--- Start SOURCE MATERIAL ---

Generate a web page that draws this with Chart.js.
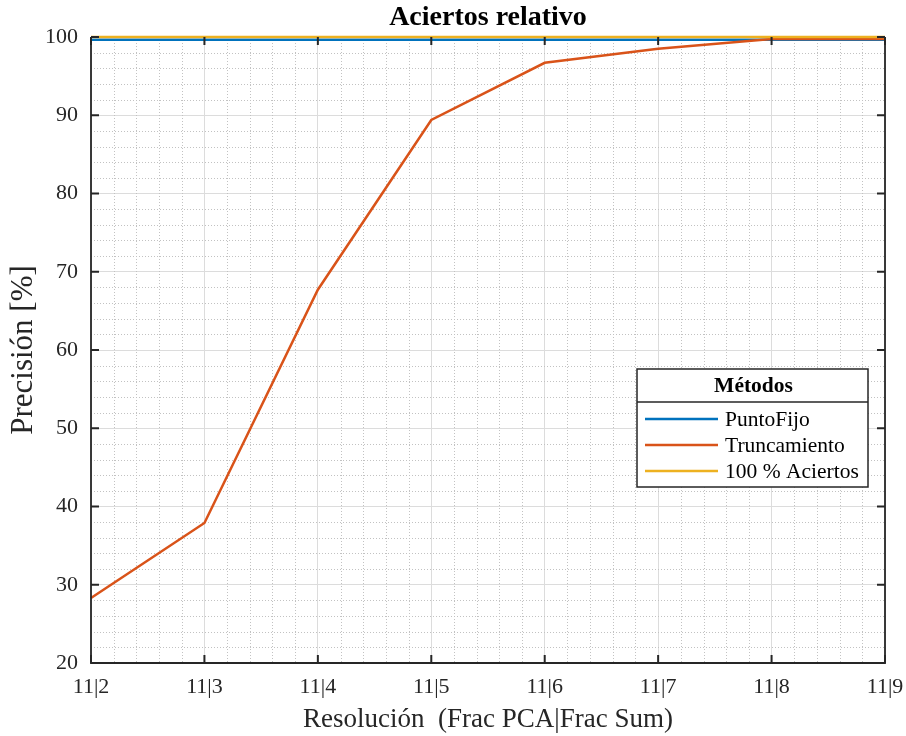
<!doctype html>
<html>
<head>
    <title>Aciertos relativo</title>
    <script src="https://cdn.jsdelivr.net/npm/chart.js@4/dist/chart.umd.min.js"></script>
    <style>
        body { margin: 0; background: #fff; }
        #container { width: 906px; height: 736px; }
    </style>
</head>
<body>
    <div id="container">
        <canvas id="canvas" width="906" height="736"></canvas>
    </div>
    <script>
        // data
        var resoluciones = ['11|2', '11|3', '11|4', '11|5', '11|6', '11|7', '11|8', '11|9'];
        var puntoFijo = [99.65, 99.65, 99.65, 99.65, 99.65, 99.65, 99.65, 99.65];
        var truncamiento = [28.3, 37.9, 67.7, 89.4, 96.7, 98.5, 99.75, 99.75];
        var aciertos100 = [100, 100, 100, 100, 100, 100, 100, 100];
        var yTicks = [20, 30, 40, 50, 60, 70, 80, 90, 100];

        var azul = '#0072BD';
        var naranja = '#D95319';
        var amarillo = '#EDB120';
        var ejes = '#262626';
        var fuente = "'Liberation Serif', 'Times New Roman', serif";

        function puntos(valores) {
            return valores.map(function (v, i) { return { x: i, y: v }; });
        }

        // title, minor grid, box, inner ticks and the legend box, MATLAB style
        var matlabAxes = {
            id: 'matlabAxes',
            beforeDatasetsDraw: function (chart) {
                var ctx = chart.ctx, a = chart.chartArea;
                var xs = chart.scales.x, ys = chart.scales.y;
                ctx.save();
                ctx.strokeStyle = '#c2c2c2';
                ctx.lineWidth = 1;
                ctx.setLineDash([1, 2]);
                for (var v = 22; v < 100; v += 2) {
                    if (v % 10 === 0) continue;
                    var py = Math.round(ys.getPixelForValue(v)) + 0.5;
                    ctx.beginPath(); ctx.moveTo(a.left, py); ctx.lineTo(a.right, py); ctx.stroke();
                }
                for (var k = 1; k < 35; k++) {
                    if (k % 5 === 0) continue;
                    var px = Math.round(xs.getPixelForValue(k / 5)) + 0.5;
                    ctx.beginPath(); ctx.moveTo(px, a.top); ctx.lineTo(px, a.bottom); ctx.stroke();
                }
                ctx.restore();
            },
            afterDatasetsDraw: function (chart) {
                var ctx = chart.ctx, a = chart.chartArea;
                var xs = chart.scales.x, ys = chart.scales.y;
                ctx.save();
                // title
                ctx.fillStyle = '#000';
                ctx.font = 'bold 28px ' + fuente;
                ctx.textAlign = 'center';
                ctx.textBaseline = 'middle';
                ctx.fillText('Aciertos relativo', (a.left + a.right) / 2, 18);

                ctx.strokeStyle = ejes;
                ctx.lineWidth = 1.8;
                ctx.setLineDash([]);
                ctx.beginPath();
                ctx.moveTo(a.left, a.top); ctx.lineTo(a.left, a.bottom); ctx.lineTo(a.right, a.bottom); ctx.lineTo(a.right, a.top);
                ctx.stroke();
                var len = 8;
                ctx.lineWidth = 2;
                resoluciones.forEach(function (r, i) {
                    var px = xs.getPixelForValue(i);
                    ctx.beginPath();
                    ctx.moveTo(px, a.bottom); ctx.lineTo(px, a.bottom - len);
                    ctx.moveTo(px, a.top); ctx.lineTo(px, a.top + len);
                    ctx.stroke();
                });
                yTicks.forEach(function (t) {
                    var py = ys.getPixelForValue(t);
                    ctx.beginPath();
                    ctx.moveTo(a.left, py); ctx.lineTo(a.left + len, py);
                    ctx.moveTo(a.right, py); ctx.lineTo(a.right - len, py);
                    ctx.stroke();
                });

                // legend
                var lx = 637, ly = 369, lw = 231, lh = 118;
                ctx.fillStyle = '#fff';
                ctx.fillRect(lx, ly, lw, lh);
                ctx.strokeStyle = ejes;
                ctx.lineWidth = 1.5;
                ctx.strokeRect(lx, ly, lw, lh);
                ctx.beginPath(); ctx.moveTo(lx, 402); ctx.lineTo(lx + lw, 402); ctx.stroke();
                ctx.fillStyle = '#000';
                ctx.font = 'bold 21.5px ' + fuente;
                ctx.textAlign = 'center';
                ctx.fillText('Métodos', lx + lw / 2 + 1, 386);
                ctx.font = '21.5px ' + fuente;
                ctx.textAlign = 'left';
                var filas = [419, 445, 471];
                chart.data.datasets.forEach(function (ds, i) {
                    ctx.strokeStyle = ds.borderColor;
                    ctx.lineWidth = 2.5;
                    ctx.beginPath(); ctx.moveTo(645, filas[i]); ctx.lineTo(718, filas[i]); ctx.stroke();
                    ctx.fillStyle = '#000';
                    ctx.fillText(ds.label, 725, filas[i] + 1);
                });
                ctx.restore();
            }
        };

        window.onload = function () {
            var ctx = document.getElementById('canvas').getContext('2d');
            window.myLine = new Chart(ctx, {
                type: 'line',
                data: {
                    datasets: [{
                        label: 'PuntoFijo',
                        data: puntos(puntoFijo),
                        borderColor: azul,
                        order: 3
                    }, {
                        label: 'Truncamiento',
                        data: puntos(truncamiento),
                        borderColor: naranja,
                        order: 2
                    }, {
                        label: '100 % Aciertos',
                        data: puntos(aciertos100),
                        borderColor: amarillo,
                        order: 1
                    }]
                },
                options: {
                    responsive: false,
                    animation: false,
                    layout: { padding: { left: 0, right: 21, top: 37, bottom: 0 } },
                    elements: {
                        line: { borderWidth: 2.5, tension: 0 },
                        point: { radius: 0 }
                    },
                    datasets: { line: { clip: false } },
                    plugins: {
                        legend: { display: false },
                        tooltip: { enabled: false },
                        title: { display: false }
                    },
                    scales: {
                        x: {
                            type: 'linear',
                            min: 0,
                            max: resoluciones.length - 1,
                            afterFit: function (s) { s.height = 73; s.paddingLeft = 0; s.paddingRight = 0; },
                            afterBuildTicks: function (s) {
                                s.ticks = resoluciones.map(function (r, i) { return { value: i }; });
                            },
                            ticks: {
                                color: ejes,
                                font: { family: fuente, size: 22 },
                                padding: 11,
                                maxRotation: 0,
                                autoSkip: false,
                                callback: function (v) { return resoluciones[v]; }
                            },
                            grid: { color: '#dcdcdc', lineWidth: 1, drawTicks: false },
                            border: { display: false },
                            title: {
                                display: true,
                                text: 'Resolución  (Frac PCA|Frac Sum)',
                                color: ejes,
                                font: { family: fuente, size: 27 },
                                padding: { top: 0, bottom: 0 }
                            }
                        },
                        y: {
                            min: 20,
                            max: 100,
                            afterFit: function (s) { s.width = 91; s.paddingTop = 0; s.paddingBottom = 0; },
                            afterBuildTicks: function (s) {
                                s.ticks = yTicks.map(function (t) { return { value: t }; });
                            },
                            ticks: {
                                color: ejes,
                                font: { family: fuente, size: 22 },
                                padding: 13,
                                autoSkip: false
                            },
                            grid: { color: '#dcdcdc', lineWidth: 1, drawTicks: false },
                            border: { display: false },
                            title: {
                                display: true,
                                text: 'Precisión [%]',
                                color: ejes,
                                font: { family: fuente, size: 31 },
                                padding: { top: 5, bottom: 0 }
                            }
                        }
                    }
                },
                plugins: [matlabAxes]
            });
        };
    </script>
</body>
</html>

--- End SOURCE MATERIAL ---

# WHAT NEEDS TO BE DONE
Write down every line from the opening of the listing to the line with "Serif', 'Times New", both included, and nothing else; the pictures are omitted.

# SOLUTION TO THIS EXERCISE
Generate a web page that draws this with Chart.js.
<!doctype html>
<html>
<head>
    <title>Aciertos relativo</title>
    <script src="https://cdn.jsdelivr.net/npm/chart.js@4/dist/chart.umd.min.js"></script>
    <style>
        body { margin: 0; background: #fff; }
        #container { width: 906px; height: 736px; }
    </style>
</head>
<body>
    <div id="container">
        <canvas id="canvas" width="906" height="736"></canvas>
    </div>
    <script>
        // data
        var resoluciones = ['11|2', '11|3', '11|4', '11|5', '11|6', '11|7', '11|8', '11|9'];
        var puntoFijo = [99.65, 99.65, 99.65, 99.65, 99.65, 99.65, 99.65, 99.65];
        var truncamiento = [28.3, 37.9, 67.7, 89.4, 96.7, 98.5, 99.75, 99.75];
        var aciertos100 = [100, 100, 100, 100, 100, 100, 100, 100];
        var yTicks = [20, 30, 40, 50, 60, 70, 80, 90, 100];

        var azul = '#0072BD';
        var naranja = '#D95319';
        var amarillo = '#EDB120';
        var ejes = '#262626';
        var fuente = "'Liberation Serif', 'Times New Roman', serif";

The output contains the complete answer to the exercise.